Typologie des galeries photo
Les galeries classiques
Ce sont celles qui choisissent leurs exposants, prennent un pourcentage sur les ventes, fixés dans un contrat (ponctuel ou d’exclusivité) et font la promotion de leurs expos. La différence entre contrat ponctuel et contrat d’exclusivité permanent ou à durée longue est assez fondamentale et induit des rapports très différents entre le photographe et la galerie. Dans tous les cas une bonne exposition est celle qui vend le maximum de « produits ». Le critère d’entrée dans ces galeries, quel que soit le rapport entre les « partenaires » (galerie et photographe), est la qualité du travail du photographe et son côté « bankable ». On disait autrefois « vendeur ».
Des artistes vendeurs
Ces 2 critères ne paraissent pas forcément compatibles. Cette compatibilité dépend fortement de la clientèle préexistante de la galerie, de son carnet d’adresses, de son réseau, de l’image de marque qu’elle s’est construite, ou qu’elle veut se construire.

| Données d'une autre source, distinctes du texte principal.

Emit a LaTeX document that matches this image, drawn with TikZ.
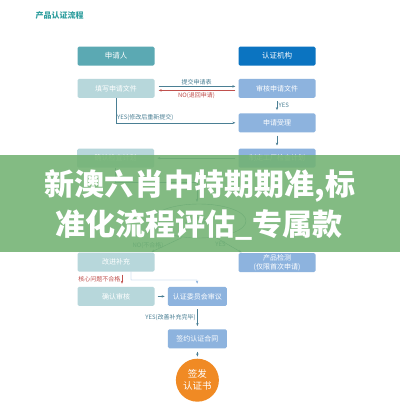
\documentclass[tikz,border=0pt]{standalone}
\usepackage{fontspec}
\setmainfont{Noto Sans CJK SC}
\usepackage{tikz}
\usetikzlibrary{arrows.meta,positioning,shapes.geometric}
\definecolor{tealhead}{HTML}{5BA9B3}
\definecolor{bluehead}{HTML}{0B74C1}
\definecolor{tealsoft}{HTML}{B7D7DB}
\definecolor{bluesoft}{HTML}{8DB3DE}
\definecolor{lineink}{HTML}{4A7F94}
\definecolor{noline}{HTML}{C0504D}
\definecolor{issueorange}{HTML}{F08A24}
\definecolor{titleteal}{HTML}{2E9E9E}
\definecolor{bannergreen}{HTML}{72B272}
\tikzset{
  procbox/.style={rounded corners=1.5pt, inner sep=0pt, minimum width=77pt,
    minimum height=19pt, align=center, text=white, font=\fontsize{7}{8.5}\selectfont},
  applicantbox/.style={procbox, fill=tealsoft},
  agencybox/.style={procbox, fill=bluesoft},
  headbox/.style={procbox, font=\fontsize{7.5}{9}\selectfont},
  flowarrow/.style={-{Stealth[length=3pt,width=2.4pt]}, draw=lineink, thin},
  noarrow/.style={flowarrow, draw=noline},
  lbl/.style={font=\fontsize{6}{7}\selectfont, text=lineink, inner sep=1.5pt},
  nolbl/.style={lbl, text=noline}
}
\begin{document}
\begin{tikzpicture}[x=1pt, y=-1pt, node distance=13pt and 12pt]
  \useasboundingbox (0,0) rectangle (400,413);
  \fill[white] (0,0) rectangle (400,413);
  \node[font=\fontsize{8}{9}\selectfont\bfseries, text=titleteal, anchor=west] (title) at (32,15) {产品认证流程};
  % header row
  \node[headbox, fill=tealhead] (applicant) at (116,56) {申请人};
  \node[headbox, fill=bluehead] (agency) at (277,56) {认证机构};
  % application
  \node[applicantbox, below=of applicant] (fillin) {填写申请文件};
  \node[agencybox, below=of agency] (review) {审核申请文件};
  \node[agencybox, below=15pt of review] (accept) {申请受理};
  \node[agencybox, below=16pt of accept] (plan) {制定工厂检查计划};
  \node[applicantbox, left=84pt of plan] (confirm) {确认检查计划};
  \node[ellipse, draw=lineink, thin, minimum width=94pt, minimum height=34pt,
    font=\fontsize{7}{8.5}\selectfont, text=lineink] (inspect) at (199,221) {工厂检查};
  \node[applicantbox] (improve) at (116,262) {改进补充};
  \node[agencybox] (test) at (277,262.5) {产品检测\\(仅限首次申请)};
  \node[applicantbox, below=15pt of improve] (recheck) {确认审核};
  \node[agencybox, minimum width=59pt, right=13pt of recheck] (committee) {认证委员会审议};
  \node[agencybox, minimum width=59pt, below=23pt of committee] (contract) {签约认证合同};
  \node[circle, fill=issueorange, minimum size=43pt, inner sep=0pt, align=center,
    text=white, font=\fontsize{9.5}{12}\selectfont, below=10pt of contract] (issue) {签发\\认证书};
  % connectors
  \draw[flowarrow, shorten <=4pt, shorten >=3pt] ([yshift=2pt]fillin.east) -- node[lbl, above]{提交申请表} ([yshift=2pt]review.west);
  \draw[noarrow, shorten <=3pt, shorten >=4pt] ([yshift=-2pt]review.west) -- node[nolbl, below]{NO(退回申请)} ([yshift=-2pt]fillin.east);
  \draw[flowarrow, shorten <=3pt, shorten >=3pt] (review) -- node[lbl, right]{YES} (accept);
  \draw[flowarrow, shorten >=3pt] (fillin.south) |- node[lbl, above, pos=0.62]{YES(修改后重新提交)} (accept.west);
  \draw[flowarrow, shorten <=3pt, shorten >=3pt] (accept) -- (plan);
  \draw[flowarrow, shorten <=3pt, shorten >=3pt] (plan) -- (confirm);
  \coordinate (turn) at (197,182);
  \draw[flowarrow, shorten >=2pt] (confirm.south) |- (turn) -- (inspect.north -| turn);
  \draw[flowarrow, shorten <=1pt, shorten >=1pt] (inspect.225) -- node[lbl, left, pos=0.55]{NO(不合格)} ([xshift=-4pt]improve.north east);
  \draw[flowarrow, shorten <=1pt, shorten >=1pt] (inspect.315) -- node[lbl, left, pos=0.45]{YES} ([xshift=4pt]test.north west);
  \draw[noarrow, shorten <=3pt, shorten >=3pt] ([xshift=6pt]improve.south) -- node[nolbl, left]{核心问题不合格} ([xshift=6pt]recheck.north);
  \coordinate (joint) at (197,280);
  \draw[flowarrow, draw=bluesoft, shorten >=3pt] ([xshift=15pt]improve.south) |- (joint) -- (committee.north);
  \draw[flowarrow, shorten <=3pt, shorten >=3pt] (recheck) -- (committee);
  \draw[flowarrow, shorten <=3pt, shorten >=3pt] (committee) -- node[lbl, left]{YES(改善补充完毕)} (contract);
  \draw[flowarrow, shorten <=3pt, shorten >=2pt] (contract) -- (issue);
  % overlay banner
  \fill[bannergreen, opacity=0.88] (0,155) rectangle (400,252);
  \node[font=\fontsize{30}{32}\selectfont\bfseries, text=white] (bannerone) at (200,186) {新澳六肖中特期期准,标};
  \node[font=\fontsize{30}{32}\selectfont\bfseries, text=white] (bannertwo) at (199,225) {准化流程评估\_专属款};
\end{tikzpicture}
\end{document}
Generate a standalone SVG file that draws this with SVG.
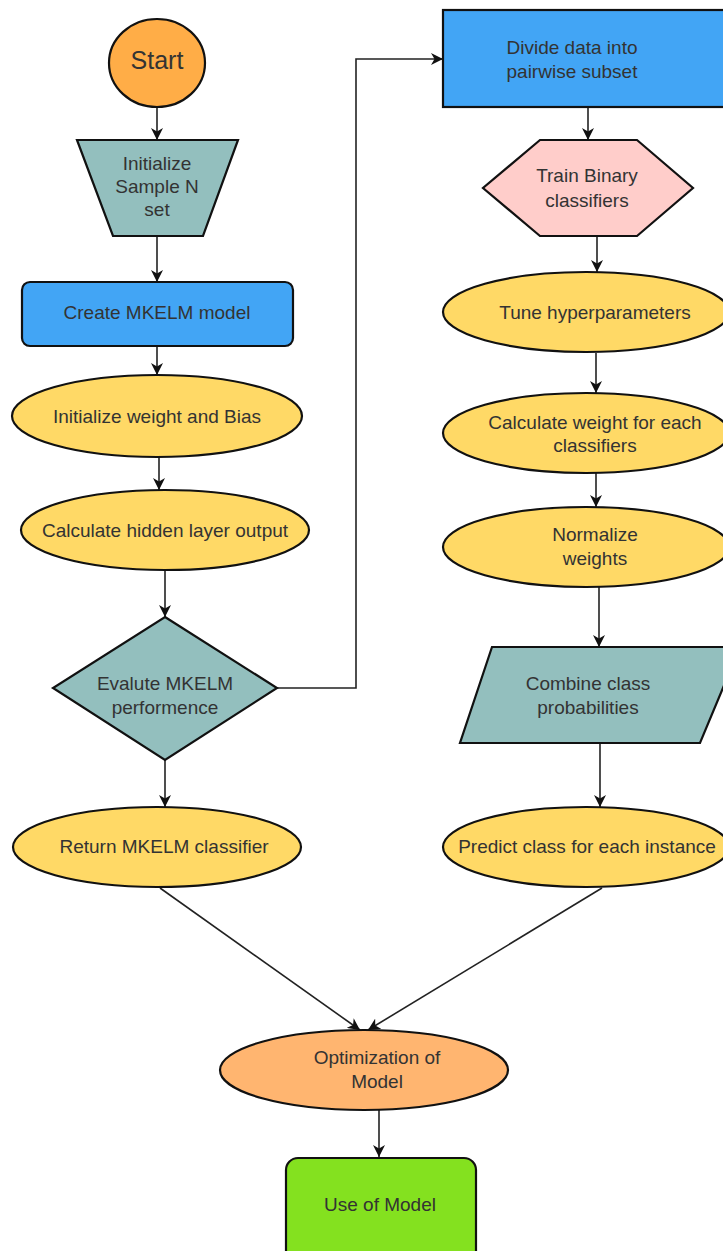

Ainsi nous avons rencontré Jean Noël de Soye, le cofondateur de la galerie In Camera, sise rue Las Cases dans le VIIe arrondissement à Paris, non loin de l’Assemblée Nationale. Le local est petit, lors de notre visite il accueillait 15 photographies de Namsa Leuba, photographe Hélvéto-Guinéenne. Des portraits couleur du monde invisible des cultures spirituelles de la région guinéenne : 7 grandes photos et 8 plus petites. Les prix oscillaient entre 3000 et 5000€.
Le fondateur de la galerie nous a expliqué que, ancien photographe lui-même, il choisissait les photographes en fonction de ses goûts, et des travaux des photographes, soit en les contactant directement, soit par son réseau de connaissances. Il a ainsi constitué un groupe de photographes créateurs assez « reporters » qu’il expose et à qui la galerie sert d’intermédiaire avec les musées, les éditeurs, en France comme à l’étranger. Il arrive que la galerie ne prenne pas une série proposée par un de « ses » photographes.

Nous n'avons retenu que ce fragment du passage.